- _Task objective_: Quote the listing below in its entirety, omitting every image.

- _Given data_:
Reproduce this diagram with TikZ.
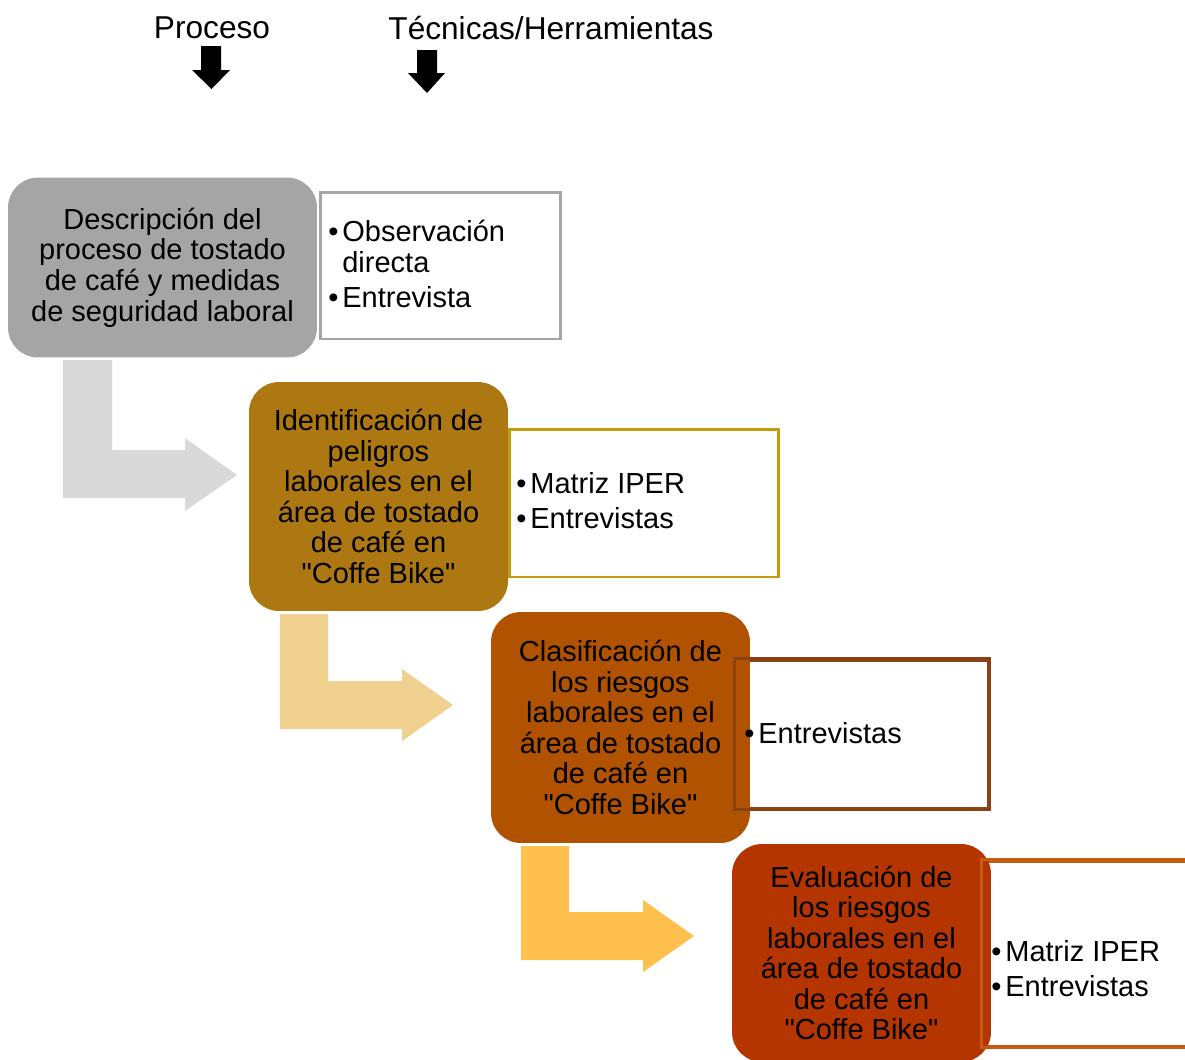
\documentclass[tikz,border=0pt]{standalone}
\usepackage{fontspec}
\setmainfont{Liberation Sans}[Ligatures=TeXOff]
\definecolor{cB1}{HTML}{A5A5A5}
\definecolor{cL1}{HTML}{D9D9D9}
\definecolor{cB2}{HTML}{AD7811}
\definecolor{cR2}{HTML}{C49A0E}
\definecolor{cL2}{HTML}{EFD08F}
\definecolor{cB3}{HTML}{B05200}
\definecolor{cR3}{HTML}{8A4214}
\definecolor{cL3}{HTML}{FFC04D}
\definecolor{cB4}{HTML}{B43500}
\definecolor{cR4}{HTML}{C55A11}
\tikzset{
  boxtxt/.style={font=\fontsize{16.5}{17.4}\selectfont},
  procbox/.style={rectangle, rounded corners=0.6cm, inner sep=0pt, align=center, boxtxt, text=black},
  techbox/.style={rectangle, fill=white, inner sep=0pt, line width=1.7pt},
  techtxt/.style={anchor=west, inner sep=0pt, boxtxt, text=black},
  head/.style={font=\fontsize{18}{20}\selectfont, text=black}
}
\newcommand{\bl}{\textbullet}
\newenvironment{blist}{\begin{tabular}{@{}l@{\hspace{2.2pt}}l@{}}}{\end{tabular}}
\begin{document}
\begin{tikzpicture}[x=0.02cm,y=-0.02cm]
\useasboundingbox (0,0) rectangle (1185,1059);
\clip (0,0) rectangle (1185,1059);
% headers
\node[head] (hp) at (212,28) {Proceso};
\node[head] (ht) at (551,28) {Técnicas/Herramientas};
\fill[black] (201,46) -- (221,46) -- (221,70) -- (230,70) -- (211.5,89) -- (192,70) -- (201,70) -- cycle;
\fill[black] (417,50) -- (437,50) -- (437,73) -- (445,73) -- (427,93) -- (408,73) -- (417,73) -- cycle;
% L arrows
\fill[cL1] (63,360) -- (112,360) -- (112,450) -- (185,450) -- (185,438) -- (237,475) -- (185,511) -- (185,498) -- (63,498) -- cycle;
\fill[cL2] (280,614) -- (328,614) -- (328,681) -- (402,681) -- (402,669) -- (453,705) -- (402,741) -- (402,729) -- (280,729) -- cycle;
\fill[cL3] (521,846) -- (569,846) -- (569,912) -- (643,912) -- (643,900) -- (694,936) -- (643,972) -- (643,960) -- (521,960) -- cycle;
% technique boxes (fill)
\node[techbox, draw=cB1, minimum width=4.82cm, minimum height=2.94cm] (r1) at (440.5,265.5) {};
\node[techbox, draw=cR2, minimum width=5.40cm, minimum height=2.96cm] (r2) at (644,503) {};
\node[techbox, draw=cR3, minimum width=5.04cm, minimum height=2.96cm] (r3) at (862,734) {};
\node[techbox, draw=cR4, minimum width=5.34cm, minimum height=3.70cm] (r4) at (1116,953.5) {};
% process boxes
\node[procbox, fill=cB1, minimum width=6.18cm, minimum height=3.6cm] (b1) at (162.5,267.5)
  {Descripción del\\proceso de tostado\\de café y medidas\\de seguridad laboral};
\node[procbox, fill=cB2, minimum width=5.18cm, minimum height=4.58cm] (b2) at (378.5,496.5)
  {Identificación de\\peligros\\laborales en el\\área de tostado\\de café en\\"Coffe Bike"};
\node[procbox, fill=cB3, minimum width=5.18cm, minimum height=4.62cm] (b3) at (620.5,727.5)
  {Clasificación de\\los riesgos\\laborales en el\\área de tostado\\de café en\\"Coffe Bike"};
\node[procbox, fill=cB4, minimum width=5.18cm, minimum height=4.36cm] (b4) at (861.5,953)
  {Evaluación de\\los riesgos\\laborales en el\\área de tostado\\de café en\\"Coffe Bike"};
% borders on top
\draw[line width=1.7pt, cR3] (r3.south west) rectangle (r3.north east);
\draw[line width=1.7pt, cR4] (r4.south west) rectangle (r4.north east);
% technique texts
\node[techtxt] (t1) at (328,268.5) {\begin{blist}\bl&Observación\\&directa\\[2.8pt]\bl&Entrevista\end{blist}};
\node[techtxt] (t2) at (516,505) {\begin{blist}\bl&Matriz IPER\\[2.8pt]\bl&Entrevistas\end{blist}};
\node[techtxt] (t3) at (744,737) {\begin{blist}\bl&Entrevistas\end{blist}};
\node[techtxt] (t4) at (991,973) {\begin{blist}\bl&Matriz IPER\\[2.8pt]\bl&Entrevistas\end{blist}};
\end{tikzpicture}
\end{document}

- _Result_:
Reproduce this diagram with TikZ.
\documentclass[tikz,border=0pt]{standalone}
\usepackage{fontspec}
\setmainfont{Liberation Sans}[Ligatures=TeXOff]
\definecolor{cB1}{HTML}{A5A5A5}
\definecolor{cL1}{HTML}{D9D9D9}
\definecolor{cB2}{HTML}{AD7811}
\definecolor{cR2}{HTML}{C49A0E}
\definecolor{cL2}{HTML}{EFD08F}
\definecolor{cB3}{HTML}{B05200}
\definecolor{cR3}{HTML}{8A4214}
\definecolor{cL3}{HTML}{FFC04D}
\definecolor{cB4}{HTML}{B43500}
\definecolor{cR4}{HTML}{C55A11}
\tikzset{
  boxtxt/.style={font=\fontsize{16.5}{17.4}\selectfont},
  procbox/.style={rectangle, rounded corners=0.6cm, inner sep=0pt, align=center, boxtxt, text=black},
  techbox/.style={rectangle, fill=white, inner sep=0pt, line width=1.7pt},
  techtxt/.style={anchor=west, inner sep=0pt, boxtxt, text=black},
  head/.style={font=\fontsize{18}{20}\selectfont, text=black}
}
\newcommand{\bl}{\textbullet}
\newenvironment{blist}{\begin{tabular}{@{}l@{\hspace{2.2pt}}l@{}}}{\end{tabular}}
\begin{document}
\begin{tikzpicture}[x=0.02cm,y=-0.02cm]
\useasboundingbox (0,0) rectangle (1185,1059);
\clip (0,0) rectangle (1185,1059);
% headers
\node[head] (hp) at (212,28) {Proceso};
\node[head] (ht) at (551,28) {Técnicas/Herramientas};
\fill[black] (201,46) -- (221,46) -- (221,70) -- (230,70) -- (211.5,89) -- (192,70) -- (201,70) -- cycle;
\fill[black] (417,50) -- (437,50) -- (437,73) -- (445,73) -- (427,93) -- (408,73) -- (417,73) -- cycle;
% L arrows
\fill[cL1] (63,360) -- (112,360) -- (112,450) -- (185,450) -- (185,438) -- (237,475) -- (185,511) -- (185,498) -- (63,498) -- cycle;
\fill[cL2] (280,614) -- (328,614) -- (328,681) -- (402,681) -- (402,669) -- (453,705) -- (402,741) -- (402,729) -- (280,729) -- cycle;
\fill[cL3] (521,846) -- (569,846) -- (569,912) -- (643,912) -- (643,900) -- (694,936) -- (643,972) -- (643,960) -- (521,960) -- cycle;
% technique boxes (fill)
\node[techbox, draw=cB1, minimum width=4.82cm, minimum height=2.94cm] (r1) at (440.5,265.5) {};
\node[techbox, draw=cR2, minimum width=5.40cm, minimum height=2.96cm] (r2) at (644,503) {};
\node[techbox, draw=cR3, minimum width=5.04cm, minimum height=2.96cm] (r3) at (862,734) {};
\node[techbox, draw=cR4, minimum width=5.34cm, minimum height=3.70cm] (r4) at (1116,953.5) {};
% process boxes
\node[procbox, fill=cB1, minimum width=6.18cm, minimum height=3.6cm] (b1) at (162.5,267.5)
  {Descripción del\\proceso de tostado\\de café y medidas\\de seguridad laboral};
\node[procbox, fill=cB2, minimum width=5.18cm, minimum height=4.58cm] (b2) at (378.5,496.5)
  {Identificación de\\peligros\\laborales en el\\área de tostado\\de café en\\"Coffe Bike"};
\node[procbox, fill=cB3, minimum width=5.18cm, minimum height=4.62cm] (b3) at (620.5,727.5)
  {Clasificación de\\los riesgos\\laborales en el\\área de tostado\\de café en\\"Coffe Bike"};
\node[procbox, fill=cB4, minimum width=5.18cm, minimum height=4.36cm] (b4) at (861.5,953)
  {Evaluación de\\los riesgos\\laborales en el\\área de tostado\\de café en\\"Coffe Bike"};
% borders on top
\draw[line width=1.7pt, cR3] (r3.south west) rectangle (r3.north east);
\draw[line width=1.7pt, cR4] (r4.south west) rectangle (r4.north east);
% technique texts
\node[techtxt] (t1) at (328,268.5) {\begin{blist}\bl&Observación\\&directa\\[2.8pt]\bl&Entrevista\end{blist}};
\node[techtxt] (t2) at (516,505) {\begin{blist}\bl&Matriz IPER\\[2.8pt]\bl&Entrevistas\end{blist}};
\node[techtxt] (t3) at (744,737) {\begin{blist}\bl&Entrevistas\end{blist}};
\node[techtxt] (t4) at (991,973) {\begin{blist}\bl&Matriz IPER\\[2.8pt]\bl&Entrevistas\end{blist}};
\end{tikzpicture}
\end{document}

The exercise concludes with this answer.